「対テロ戦争」に赴く兵士の過ぎた‘憂鬱‘(「戦場でワルツを」‘08年イスラエル/アニメーション) | 中東倶楽部 映画・番組のブログ

「対テロ戦争」に赴く兵士の過ぎた‘憂鬱‘(「戦場でワルツを」‘08年イスラエル/アニメーション)

「パール・ハーバー」が連呼される音楽が、戦場に向かう主人公を乗せたボートのシーンで使われる。

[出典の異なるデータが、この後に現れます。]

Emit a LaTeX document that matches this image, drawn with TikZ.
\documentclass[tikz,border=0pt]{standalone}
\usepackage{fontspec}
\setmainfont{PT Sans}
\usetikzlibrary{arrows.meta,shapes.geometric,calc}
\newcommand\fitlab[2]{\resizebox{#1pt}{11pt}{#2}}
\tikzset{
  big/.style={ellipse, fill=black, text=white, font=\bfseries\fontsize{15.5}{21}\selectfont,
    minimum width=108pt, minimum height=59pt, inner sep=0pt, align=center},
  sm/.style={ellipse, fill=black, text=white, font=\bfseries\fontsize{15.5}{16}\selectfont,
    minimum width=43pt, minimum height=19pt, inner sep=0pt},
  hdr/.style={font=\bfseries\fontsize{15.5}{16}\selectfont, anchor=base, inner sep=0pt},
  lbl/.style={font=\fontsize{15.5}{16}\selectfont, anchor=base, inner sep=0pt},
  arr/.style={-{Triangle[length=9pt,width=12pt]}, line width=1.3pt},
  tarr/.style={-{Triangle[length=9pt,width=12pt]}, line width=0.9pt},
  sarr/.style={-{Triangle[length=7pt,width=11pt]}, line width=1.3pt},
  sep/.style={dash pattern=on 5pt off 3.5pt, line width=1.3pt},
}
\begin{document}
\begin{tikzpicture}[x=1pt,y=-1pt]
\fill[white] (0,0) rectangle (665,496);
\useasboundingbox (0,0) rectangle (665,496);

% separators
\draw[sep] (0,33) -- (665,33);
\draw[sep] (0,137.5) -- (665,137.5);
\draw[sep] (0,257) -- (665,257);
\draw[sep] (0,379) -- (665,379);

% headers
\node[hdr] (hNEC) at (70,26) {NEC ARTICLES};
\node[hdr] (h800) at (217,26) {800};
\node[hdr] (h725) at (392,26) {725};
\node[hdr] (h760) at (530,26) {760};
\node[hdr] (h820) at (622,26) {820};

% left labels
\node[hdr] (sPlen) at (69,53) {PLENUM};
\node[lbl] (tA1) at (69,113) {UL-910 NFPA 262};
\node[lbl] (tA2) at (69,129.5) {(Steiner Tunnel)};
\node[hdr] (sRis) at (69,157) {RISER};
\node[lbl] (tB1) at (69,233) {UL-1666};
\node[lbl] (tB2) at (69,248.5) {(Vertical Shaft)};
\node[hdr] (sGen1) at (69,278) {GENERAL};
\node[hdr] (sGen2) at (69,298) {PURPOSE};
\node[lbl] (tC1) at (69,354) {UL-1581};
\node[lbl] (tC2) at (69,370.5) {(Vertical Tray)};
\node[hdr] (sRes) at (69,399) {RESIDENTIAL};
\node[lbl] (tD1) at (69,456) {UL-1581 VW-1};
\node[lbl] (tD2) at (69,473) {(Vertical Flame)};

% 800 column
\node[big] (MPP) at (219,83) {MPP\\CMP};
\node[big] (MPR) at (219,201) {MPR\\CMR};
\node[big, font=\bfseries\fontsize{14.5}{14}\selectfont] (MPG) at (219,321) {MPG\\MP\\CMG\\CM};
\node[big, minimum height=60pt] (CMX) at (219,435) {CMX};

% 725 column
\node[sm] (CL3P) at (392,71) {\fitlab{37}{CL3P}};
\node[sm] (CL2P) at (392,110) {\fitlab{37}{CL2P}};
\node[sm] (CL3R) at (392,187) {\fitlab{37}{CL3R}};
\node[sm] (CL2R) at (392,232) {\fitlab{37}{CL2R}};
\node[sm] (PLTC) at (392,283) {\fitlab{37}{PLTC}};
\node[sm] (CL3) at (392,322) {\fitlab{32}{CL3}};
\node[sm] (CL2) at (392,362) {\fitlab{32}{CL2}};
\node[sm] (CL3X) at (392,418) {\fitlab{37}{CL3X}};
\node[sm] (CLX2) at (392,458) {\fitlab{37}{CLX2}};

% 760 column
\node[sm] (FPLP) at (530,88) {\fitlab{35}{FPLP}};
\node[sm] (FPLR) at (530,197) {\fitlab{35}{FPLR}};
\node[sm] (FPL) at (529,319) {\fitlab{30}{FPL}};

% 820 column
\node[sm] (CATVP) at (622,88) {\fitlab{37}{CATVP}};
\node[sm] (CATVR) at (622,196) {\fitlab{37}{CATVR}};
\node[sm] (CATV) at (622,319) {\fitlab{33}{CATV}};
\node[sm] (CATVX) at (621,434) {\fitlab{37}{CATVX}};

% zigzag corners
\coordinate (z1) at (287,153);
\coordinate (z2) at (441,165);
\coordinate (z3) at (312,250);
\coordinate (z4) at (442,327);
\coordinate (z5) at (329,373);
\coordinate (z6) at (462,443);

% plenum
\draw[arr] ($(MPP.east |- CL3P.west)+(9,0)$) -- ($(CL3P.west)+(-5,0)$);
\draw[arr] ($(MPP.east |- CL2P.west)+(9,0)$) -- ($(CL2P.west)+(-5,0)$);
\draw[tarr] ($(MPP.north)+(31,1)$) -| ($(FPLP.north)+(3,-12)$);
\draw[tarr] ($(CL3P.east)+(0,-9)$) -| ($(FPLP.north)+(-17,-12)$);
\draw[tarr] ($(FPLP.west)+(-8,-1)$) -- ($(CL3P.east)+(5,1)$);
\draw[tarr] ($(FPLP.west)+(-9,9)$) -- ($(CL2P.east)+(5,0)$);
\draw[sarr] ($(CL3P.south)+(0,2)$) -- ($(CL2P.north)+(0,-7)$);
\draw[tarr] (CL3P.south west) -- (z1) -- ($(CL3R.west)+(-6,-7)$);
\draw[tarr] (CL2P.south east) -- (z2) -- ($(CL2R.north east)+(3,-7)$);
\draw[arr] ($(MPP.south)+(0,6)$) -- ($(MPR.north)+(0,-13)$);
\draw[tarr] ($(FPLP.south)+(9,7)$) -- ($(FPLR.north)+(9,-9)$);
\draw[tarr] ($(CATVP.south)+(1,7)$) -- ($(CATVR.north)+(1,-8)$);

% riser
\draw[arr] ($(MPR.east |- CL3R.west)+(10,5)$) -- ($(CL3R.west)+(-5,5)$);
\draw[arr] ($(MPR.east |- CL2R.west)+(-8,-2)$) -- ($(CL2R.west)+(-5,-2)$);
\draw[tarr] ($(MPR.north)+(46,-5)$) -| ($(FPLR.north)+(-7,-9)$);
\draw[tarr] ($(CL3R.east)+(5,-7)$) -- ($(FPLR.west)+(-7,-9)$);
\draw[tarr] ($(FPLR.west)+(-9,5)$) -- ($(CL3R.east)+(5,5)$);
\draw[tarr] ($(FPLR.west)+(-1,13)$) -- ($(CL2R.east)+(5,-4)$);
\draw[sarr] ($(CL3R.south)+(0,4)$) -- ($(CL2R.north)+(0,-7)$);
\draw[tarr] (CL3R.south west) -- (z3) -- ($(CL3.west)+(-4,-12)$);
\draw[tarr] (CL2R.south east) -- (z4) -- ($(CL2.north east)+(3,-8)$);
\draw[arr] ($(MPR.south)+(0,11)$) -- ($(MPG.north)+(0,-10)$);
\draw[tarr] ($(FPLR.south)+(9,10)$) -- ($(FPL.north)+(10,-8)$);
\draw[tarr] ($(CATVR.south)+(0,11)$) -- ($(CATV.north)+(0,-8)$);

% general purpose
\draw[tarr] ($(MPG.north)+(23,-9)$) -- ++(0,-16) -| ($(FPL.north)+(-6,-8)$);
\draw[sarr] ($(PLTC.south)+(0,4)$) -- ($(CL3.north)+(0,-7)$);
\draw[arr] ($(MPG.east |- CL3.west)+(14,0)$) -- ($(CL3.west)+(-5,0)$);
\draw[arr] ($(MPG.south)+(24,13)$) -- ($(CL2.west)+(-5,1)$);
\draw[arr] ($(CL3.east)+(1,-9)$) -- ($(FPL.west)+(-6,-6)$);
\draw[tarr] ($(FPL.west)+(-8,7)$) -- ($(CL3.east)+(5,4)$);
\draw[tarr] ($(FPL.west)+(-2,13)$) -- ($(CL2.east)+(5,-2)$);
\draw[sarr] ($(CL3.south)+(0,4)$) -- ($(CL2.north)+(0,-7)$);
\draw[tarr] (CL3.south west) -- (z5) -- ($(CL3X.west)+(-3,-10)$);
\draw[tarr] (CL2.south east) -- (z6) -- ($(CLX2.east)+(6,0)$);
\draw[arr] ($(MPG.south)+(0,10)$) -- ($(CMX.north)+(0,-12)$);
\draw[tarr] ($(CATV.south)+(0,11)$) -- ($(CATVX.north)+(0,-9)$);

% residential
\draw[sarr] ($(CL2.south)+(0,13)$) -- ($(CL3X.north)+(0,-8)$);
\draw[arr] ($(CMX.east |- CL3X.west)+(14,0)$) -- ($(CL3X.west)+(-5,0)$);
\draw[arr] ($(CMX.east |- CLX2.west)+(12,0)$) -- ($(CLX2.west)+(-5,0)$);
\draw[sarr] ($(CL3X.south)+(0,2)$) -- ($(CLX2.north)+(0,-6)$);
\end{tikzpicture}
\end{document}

これは、テロとの戦いなのだった。

 ‘82年、レバノンの首都ベイルートにあるパレスチナ難民キャンプで行われた大虐殺に、イスラエル兵として加担した兵士が、今も当時に支配され苦悩する様を、準ドキュメンタリー的手法で描きながらアニメーション化したのが本作品。クオリティの高さ、表現の斬新さから評価も高く、‘09年末に始まったイスラエル軍によるガザ侵攻がなければ、アカデミー・外国語映画賞を受賞していた、という意見も根強い。(同賞の受賞作品は、「おくりびと」)

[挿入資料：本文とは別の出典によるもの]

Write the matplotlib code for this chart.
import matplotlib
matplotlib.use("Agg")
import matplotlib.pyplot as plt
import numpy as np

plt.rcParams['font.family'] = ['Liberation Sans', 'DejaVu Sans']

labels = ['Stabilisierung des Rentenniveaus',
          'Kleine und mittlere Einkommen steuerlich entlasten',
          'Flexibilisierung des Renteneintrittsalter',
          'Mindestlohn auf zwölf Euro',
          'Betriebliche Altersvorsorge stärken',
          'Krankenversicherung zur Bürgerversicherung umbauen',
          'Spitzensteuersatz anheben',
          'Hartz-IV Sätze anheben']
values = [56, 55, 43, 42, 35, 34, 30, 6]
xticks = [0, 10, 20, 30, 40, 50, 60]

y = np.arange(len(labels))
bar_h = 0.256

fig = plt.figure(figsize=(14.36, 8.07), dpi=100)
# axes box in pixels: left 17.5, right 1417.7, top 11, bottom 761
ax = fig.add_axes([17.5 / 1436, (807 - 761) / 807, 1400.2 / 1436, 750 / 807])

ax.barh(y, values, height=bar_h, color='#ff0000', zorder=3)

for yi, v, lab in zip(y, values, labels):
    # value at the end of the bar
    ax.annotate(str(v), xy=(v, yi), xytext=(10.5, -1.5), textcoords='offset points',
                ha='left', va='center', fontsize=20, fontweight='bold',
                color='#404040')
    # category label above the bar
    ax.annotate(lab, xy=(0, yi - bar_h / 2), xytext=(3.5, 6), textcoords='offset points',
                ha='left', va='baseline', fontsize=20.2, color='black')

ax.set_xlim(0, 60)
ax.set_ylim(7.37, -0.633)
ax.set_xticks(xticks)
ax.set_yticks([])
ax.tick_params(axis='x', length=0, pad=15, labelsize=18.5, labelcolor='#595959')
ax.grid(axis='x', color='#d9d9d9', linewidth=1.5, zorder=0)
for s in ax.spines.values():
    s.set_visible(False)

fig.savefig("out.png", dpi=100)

 技術的には、かなり良い線を行っていると思うが、イスラエル市民の「言い訳」的ということからだろう、アラブ諸国では概ね上映禁止になった。虐殺に加担した軍の責任回避をつらつらと綴っているという見方からいえば、政治的に許容できまい。ディア・ハンターについて、ベトナム人はどう思うのか想像してみて欲しい。

 一方、イスラエルでイスラエル人のためにイスラエル人が作った、と考えれば、一定の意義を見出せるのではないか。しかし、同国での興行成績が振るわなかった。極度に右傾化しているこの国の人々の大半が、自国批判の匂いがする作品を好まなかったということだろう。

 では何処での上映が最適なのか、と考えると、日本が思い浮かぶ。ただ、どちらが加害者かの注釈は付けねばなるまい。

 対アメリカ戦に限った場合、我々が文字通りのテロリストで悪の極みであったとは考えにくい。アジアに対する侵略と、欧米との戦争は、区別しなければならないと思う。反戦には同感だが、第二次世界大戦中に戦ったのは、何も我々だけではない。

 <対テロ戦争>は、第一次世界大戦から始まっていた、と語るイギリス人の著名な左派ジャーナリスト、R・フィスクでさえ、第二次世界大戦はテロとの戦争そのものだ、とする。つまり、日本はテロリストであり、イギリスは正義の見方というわけだ。こうした人々の見解を鵜呑みにすると、進んで侵略に加担する結果になる。

 日本人が「戦場でワルツを」に登場する兵士に共感するようなら、アラブ人からは嘲笑されるだろう。状況を理解した上で、戦争の悲劇を痛感し映像を堪能できるようなら、鑑賞する価値は高い。

 冒頭で触れた「パール・ハーバー」について、是非、映画の中で鑑賞して欲しい。ハワイがどんな場所で何が起こったのかを、調べ直してみるのも良いだろう。